To be done —
Output the full listing below exactly, without the pictures.

+--

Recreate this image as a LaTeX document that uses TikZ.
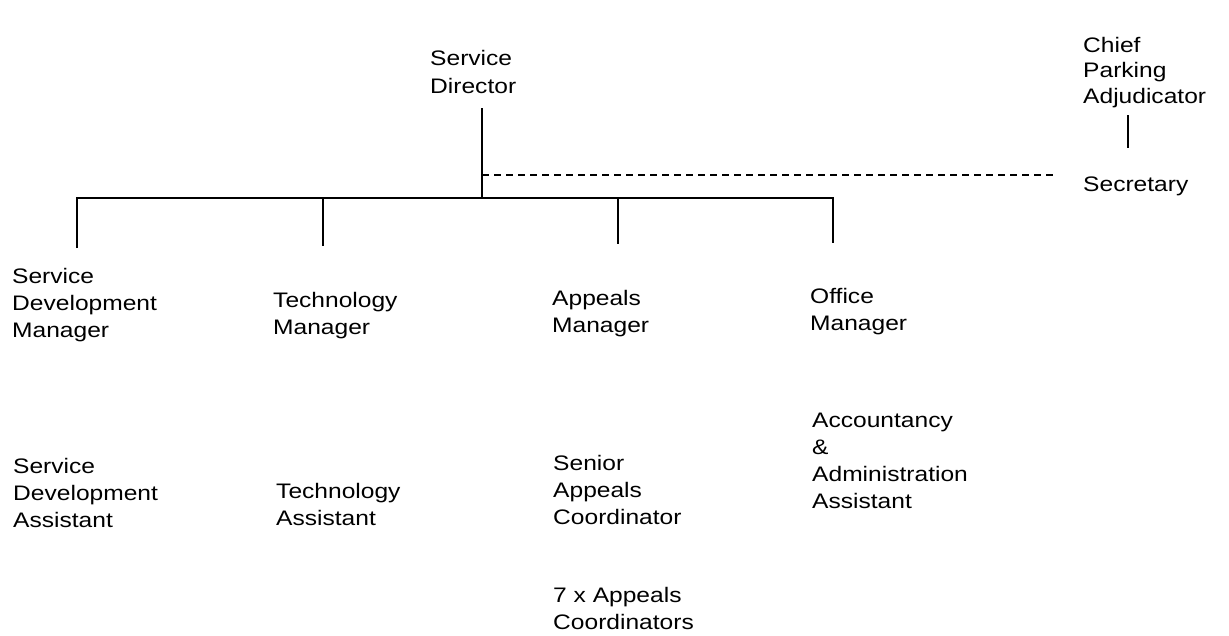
\documentclass[tikz,border=0pt]{standalone}
\usepackage{fontspec}
\setmainfont{Liberation Sans}[FakeStretch=1.17]
\begin{document}
\begin{tikzpicture}[x=1pt,y=-1pt,
  lbl/.style={anchor=north west,inner sep=0pt,align=left,font=\fontsize{21}{26.8}\selectfont},
  conn/.style={line width=1.5pt,line cap=butt},
  dotconn/.style={line width=1.5pt,dash pattern=on 7pt off 5pt}]
\useasboundingbox (0,0) rectangle (1229,635);
% nodes
\node[lbl,font=\fontsize{21}{28}\selectfont] (dir) at (430,50) {Service\\Director};
\node[lbl,font=\fontsize{21}{25.5}\selectfont] (cpa) at (1083,37) {Chief\\Parking\\Adjudicator};
\node[lbl] (sec) at (1083,177) {Secretary};
\node[lbl] (sdm) at (12,268) {Service\\Development\\Manager};
\node[lbl] (tm) at (273,292) {Technology\\Manager};
\node[lbl] (am) at (552,290) {Appeals\\Manager};
\node[lbl] (om) at (810,288) {Office\\Manager};
\node[lbl] (sda) at (13,458) {Service\\Development\\Assistant};
\node[lbl] (ta) at (276,483) {Technology\\Assistant};
\node[lbl] (sac) at (553,455) {Senior\\Appeals\\Coordinator};
\node[lbl] (ac) at (553,587) {7 x Appeals\\Coordinators};
\node[lbl] (aaa) at (812,413) {Accountancy\\\&\\Administration\\Assistant};
% coordinates
\coordinate (dtop) at (482,108);
\coordinate (bus) at (482,198);
\coordinate (dash0) at (482,175);
\coordinate (dash1) at (1053,175);
\coordinate (bl) at (77,198);
\coordinate (br) at (833,198);
\coordinate (d1) at (77,248);
\coordinate (d2t) at (323,198);
\coordinate (d2) at (323,246);
\coordinate (d3t) at (618,198);
\coordinate (d3) at (618,244);
\coordinate (d4) at (833,243);
\coordinate (ctop) at (1128,115);
\coordinate (cbot) at (1128,148);
% connectors
\draw[conn] (dtop) -- (bus);
\draw[conn] (d1) -- (bl) -- (br) -- (d4);
\draw[conn] (d2t) -- (d2);
\draw[conn] (d3t) -- (d3);
\draw[dotconn] (dash0) -- (dash1);
\draw[conn] (ctop) -- (cbot);
\end{tikzpicture}
\end{document}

+--

Response —
Recreate this image as a LaTeX document that uses TikZ.
\documentclass[tikz,border=0pt]{standalone}
\usepackage{fontspec}
\setmainfont{Liberation Sans}[FakeStretch=1.17]
\begin{document}
\begin{tikzpicture}[x=1pt,y=-1pt,
  lbl/.style={anchor=north west,inner sep=0pt,align=left,font=\fontsize{21}{26.8}\selectfont},
  conn/.style={line width=1.5pt,line cap=butt},
  dotconn/.style={line width=1.5pt,dash pattern=on 7pt off 5pt}]
\useasboundingbox (0,0) rectangle (1229,635);
% nodes
\node[lbl,font=\fontsize{21}{28}\selectfont] (dir) at (430,50) {Service\\Director};
\node[lbl,font=\fontsize{21}{25.5}\selectfont] (cpa) at (1083,37) {Chief\\Parking\\Adjudicator};
\node[lbl] (sec) at (1083,177) {Secretary};
\node[lbl] (sdm) at (12,268) {Service\\Development\\Manager};
\node[lbl] (tm) at (273,292) {Technology\\Manager};
\node[lbl] (am) at (552,290) {Appeals\\Manager};
\node[lbl] (om) at (810,288) {Office\\Manager};
\node[lbl] (sda) at (13,458) {Service\\Development\\Assistant};
\node[lbl] (ta) at (276,483) {Technology\\Assistant};
\node[lbl] (sac) at (553,455) {Senior\\Appeals\\Coordinator};
\node[lbl] (ac) at (553,587) {7 x Appeals\\Coordinators};
\node[lbl] (aaa) at (812,413) {Accountancy\\\&\\Administration\\Assistant};
% coordinates
\coordinate (dtop) at (482,108);
\coordinate (bus) at (482,198);
\coordinate (dash0) at (482,175);
\coordinate (dash1) at (1053,175);
\coordinate (bl) at (77,198);
\coordinate (br) at (833,198);
\coordinate (d1) at (77,248);
\coordinate (d2t) at (323,198);
\coordinate (d2) at (323,246);
\coordinate (d3t) at (618,198);
\coordinate (d3) at (618,244);
\coordinate (d4) at (833,243);
\coordinate (ctop) at (1128,115);
\coordinate (cbot) at (1128,148);
% connectors
\draw[conn] (dtop) -- (bus);
\draw[conn] (d1) -- (bl) -- (br) -- (d4);
\draw[conn] (d2t) -- (d2);
\draw[conn] (d3t) -- (d3);
\draw[dotconn] (dash0) -- (dash1);
\draw[conn] (ctop) -- (cbot);
\end{tikzpicture}
\end{document}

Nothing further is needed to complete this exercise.